Add Ascend NPU as a backend
Description & Motivation
Ascend is a full-stack AI computing infrastructure for industry applications and services based on Huawei Ascend processors and software. For more information about Ascend, see Ascend Community.
CANN (Compute Architecture of Neural Networks), developped by Huawei, is a heterogeneous computing architecture for AI.
Pytorch has officially announced support for Ascend NPU (through key PrivateUse1), please see the PrivateUse1 tutorial here.
Provide new backend support for pytorch-lighting, allowing users who use Ascend NPU to also use the convenient development and acceleration capabilities provided by pytorch-lighting.
Pitch
I'd like to add a new accelerator, and register it into Accelerators, which make it possible that customer can use this new backend by: "accelerator='npu'".
Alternatives
No response
Additional context
I have wrote a demo, please refer to: https://github.com/Lightning-AI/pytorch-lightning/pull/19308
cc @borda
@lantiga Good day, Could you please give me some suggestions? Thanks.
@hipudding have you managed how to solve this issue?
@hipudding have you managed how to solve this issue?
Not yet. I have create a Draft PR, which is a demo for this new backend. I need reply from community, This will guide my subsequent development tasks. However, I haven't gotten any response from the community yet, this issue is currently pending.
@hipudding
Hello,
I have recently utilized the draft code here for training with PyTorch Lightning on NPU. It has proven to be quite useful, and I would like to extend my gratitude for your contribution. I am hopeful that the pending pull request (PR) can be reviewed and merged into the official repository promptly.
Thank you once again for your valuable work.
Best regards
Thank you once again for your valuable work.
i think i could be made as extension repo
i think i could be made as extension repo
@Borda Thanks for your reply. Could you please tell me how to do with this extension repo? Is there any guidance on extension development? Or just use monkey patch.
i think i could be made as extension repo
@Borda Thanks for your reply. Could you please tell me how to do with this extension repo? Is there any guidance on extension development? Or just use monkey patch.
if I wanna use lightning in NPU Ascend now, could you give me some draft templates or suggestions ? Thanks!

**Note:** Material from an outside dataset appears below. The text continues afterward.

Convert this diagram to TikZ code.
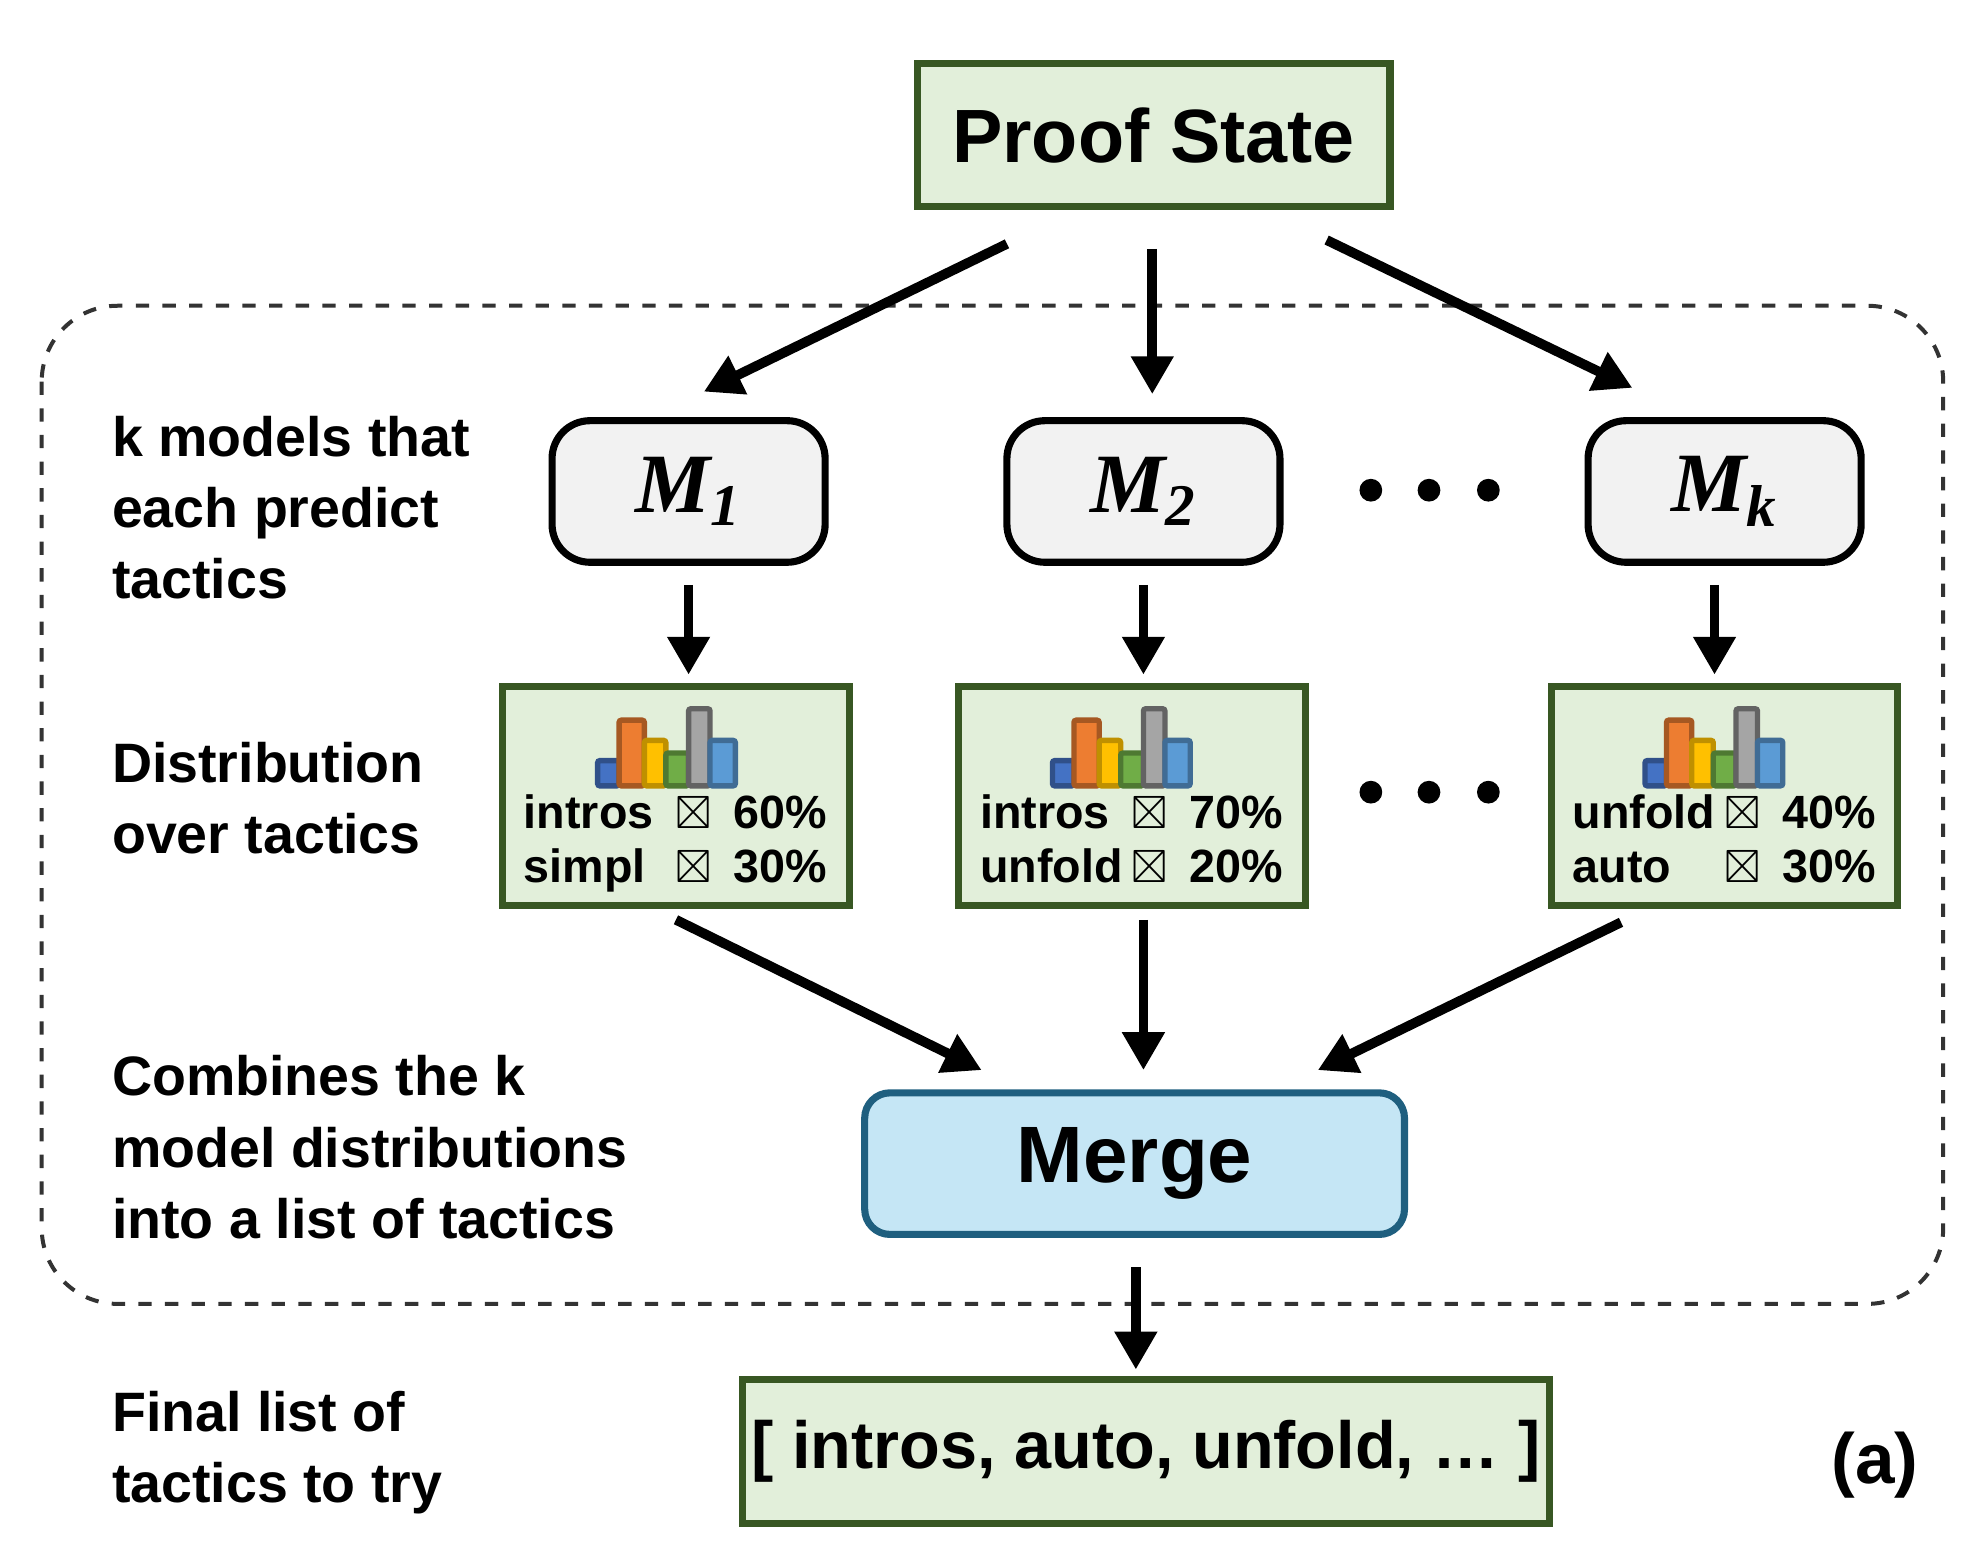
\documentclass[tikz,border=0pt]{standalone}
\usepackage{amsmath}
\usepackage{amssymb}
\usepackage{fontspec}
\setmainfont{Liberation Sans}
\newfontfamily\mfont{Liberation Serif}
\usetikzlibrary{arrows.meta,positioning,shapes}
\definecolor{psgreen}{RGB}{226,239,218}
\definecolor{psborder}{RGB}{56,87,35}
\definecolor{mgray}{RGB}{242,242,242}
\definecolor{mgblue}{RGB}{197,230,245}
\definecolor{mgborder}{RGB}{31,95,127}
\definecolor{cblue}{RGB}{68,114,196}
\definecolor{corange}{RGB}{237,125,49}
\definecolor{cyellow}{RGB}{255,192,0}
\definecolor{cgreen}{RGB}{112,173,71}
\definecolor{cgray}{RGB}{165,165,165}
\definecolor{clight}{RGB}{91,155,213}
\tikzstyle{state} = [rectangle, minimum width=3.74cm, minimum height=1.13cm, draw=psborder, fill=psgreen, line width=1.6pt, font=\bfseries\fontsize{17}{20}\selectfont]
\tikzstyle{model} = [rectangle, rounded corners=0.3cm, minimum width=2.16cm, minimum height=1.12cm, draw=black, fill=mgray, line width=1.6pt, font=\mfont\bfseries\itshape\fontsize{19}{22}\selectfont]
\tikzstyle{dist} = [rectangle, minimum width=2.74cm, minimum height=1.73cm, draw=psborder, fill=psgreen, line width=1.6pt]
\tikzstyle{distlines} = [anchor=west, inner sep=0pt, font=\bfseries\fontsize{10.5}{13}\selectfont]
\tikzstyle{side} = [anchor=west, align=left, inner sep=0pt, font=\bfseries\fontsize{12.5}{16}\selectfont]
\tikzstyle{arrow} = [line width=2.2pt, -{Triangle[length=0.3cm,width=0.32cm]}]
\tikzstyle{bar} = [line width=1.2pt, rounded corners=0.5pt]
\newcommand{\tacticchart}[2]{%
  \begin{scope}[shift={(#1,#2)}]
    \draw[bar, draw=cblue!70!black, fill=cblue] (0,0) rectangle (17,-20);
    \draw[bar, draw=corange!70!black, fill=corange] (17,0) rectangle (37,-52);
    \draw[bar, draw=cyellow!75!black, fill=cyellow] (37,0) rectangle (54,-36);
    \draw[bar, draw=cgreen!70!black, fill=cgreen] (54,0) rectangle (72,-26);
    \draw[bar, draw=cgray!60!black, fill=cgray] (72,0) rectangle (89,-61);
    \draw[bar, draw=clight!70!black, fill=clight] (89,0) rectangle (109,-36);
  \end{scope}}
\newcommand{\tline}[4]{\begin{tabular}{@{}p{1.2cm}@{}p{0.46cm}@{}l@{}}#1 & $\boxtimes$ & #2\\[-1pt] #3 & $\boxtimes$ & #4\end{tabular}}

\begin{document}
\begin{tikzpicture}[x=0.01cm, y=-0.01cm]
\useasboundingbox (0,0) rectangle (1560,1237.5);
% Dashed frame
\draw[dashed, line width=0.9pt, rounded corners=0.6cm, draw=black!80] (33,242) rectangle (1538,1032);

% Nodes
\node (proof) [state] at (913,107) {Proof State};
\node (m1) [model] at (545,389) {M\textsubscript{1}};
\node (m2) [model] at (905,389) {M\textsubscript{2}};
\node (mk) [model] at (1365,389) {M\textsubscript{k}};
\node (d1) [dist] at (535,630) {};
\node (d2) [dist] at (896,630) {};
\node (dk) [dist] at (1365,630) {};
\tacticchart{473}{622}
\tacticchart{833}{622}
\tacticchart{1302}{622}
\node (t1) [distlines] at (414,668) {\tline{intros}{60\%}{simpl}{30\%}};
\node (t2) [distlines] at (775,668) {\tline{intros}{70\%}{unfold}{20\%}};
\node (tk) [distlines] at (1244,668) {\tline{unfold}{40\%}{auto}{30\%}};
\node (merge) [rectangle, rounded corners=0.2cm, minimum width=4.27cm, minimum height=1.12cm, draw=mgborder, fill=mgblue, line width=1.6pt, font=\bfseries\fontsize{18}{21}\selectfont] at (898,921) {Merge};
\node (final) [state, minimum width=6.38cm, minimum height=1.14cm, inner sep=1pt, font=\bfseries\fontsize{15}{18}\selectfont] at (907,1149) {[ intros, auto, unfold, \dots\ ]};
\node (tag) [font=\bfseries\fontsize{16}{19}\selectfont] at (1484,1160) {(a)};

% Dots
\foreach \yy in {388,627}
  \foreach \xx in {1085,1131,1178}
    \fill (\xx,\yy) circle (0.09cm);

% Side labels
\node (lab1) [side] at (88,402) {k models that\\each predict\\tactics};
\node (lab2) [side] at (88,632) {Distribution\\over tactics};
\node (lab3) [side] at (88,908) {Combines the k\\model distributions\\into a list of tactics};
\node (lab4) [side] at (88,1150) {Final list of\\tactics to try};

% Arrows
\coordinate (pa) at (797,193);
\coordinate (pb) at (912,197);
\coordinate (pc) at (1050,190);
\coordinate (ma) at (557,310);
\coordinate (mb) at (912,312);
\coordinate (mc) at (1292,307);
\draw[arrow] (pa) -- (ma);
\draw[arrow] (pb) -- (mb);
\draw[arrow] (pc) -- (mc);
\foreach \xx/\nn in {545/1,905/2,1357/k} {
  \coordinate (ta\nn) at (\xx,463);
  \coordinate (tb\nn) at (\xx,534);
  \draw[arrow] (ta\nn) -- (tb\nn);
}
\coordinate (qa) at (535,728);
\coordinate (qb) at (905,728);
\coordinate (qc) at (1283,730);
\coordinate (ra) at (777,847);
\coordinate (rb) at (905,847);
\coordinate (rc) at (1043,847);
\draw[arrow] (qa) -- (ra);
\draw[arrow] (qb) -- (rb);
\draw[arrow] (qc) -- (rc);
\coordinate (fa) at (899,1003);
\coordinate (fb) at (899,1084);
\draw[arrow] (fa) -- (fb);
\end{tikzpicture}
\end{document}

i think i could be made as extension repo
@Borda Thanks for your reply. Could you please tell me how to do with this extension repo? Is there any guidance on extension development? Or just use monkey patch.
if I wanna use lightning in NPU Ascend now, could you give me some draft templates or suggestions ? Thanks!
Yes, here's the demo.
Hi, @hipudding, Any update now? I have used your draft code for training. I found that although it runs pretty well with minimal changes, the speed is quite slow (910B vs V100). I wonder if the problem stems from torch_npu or the lightning framework. Thank you in advance.
Hi, @hipudding, Any update now? I have used your draft code for training. I found that although it runs pretty well with minimal changes, the speed is quite slow (910B vs V100). I wonder if the problem stems from torch_npu or the lightning framework. Thank you in advance.
Thanks for using this PR. Actually, I didn't do any analysis about the performace, If you are not using any strategy, it only a simple wrapper of torch(torch_npu), I think you can use a simple demo that only use torch(torch_npu) to see where is the root cause of this performance issue.
Thanks for your quick reply! I have found something strange when I train the autoencoder, the speed is normal and 2x better than V100. However, when I train the Transformer-based model, the speed is extremely slow (10x slower).
Thanks for your quick reply! I have found something strange when I train the autoencoder, the speed is normal and 2x better than V100. However, when I train the Transformer-based model, the speed is extremely slow (10x slower).
Sorry, I'm not an expert in this area and I can't give you any advice.
we are trying to evaluate possibility of running pl on huawei NPU. Thanks for your contribution. I agree with @Borda that making it an extension repo would be better.
2 example with be
https://github.com/Lightning-AI/lightning-Graphcore
https://github.com/Lightning-AI/lightning-Habana
We are currently pending procure the hardware. Looking forward for your opinion.
we are trying to evaluate possibility of running pl on huawei NPU. Thanks for your contribution. I agree with @Borda that making it an extension repo would be better.
2 example with be https://github.com/Lightning-AI/lightning-Graphcore https://github.com/Lightning-AI/lightning-Habana
We are currently pending procure the hardware. Looking forward for your opinion.
Thanks. We will try to make it as a extension repo.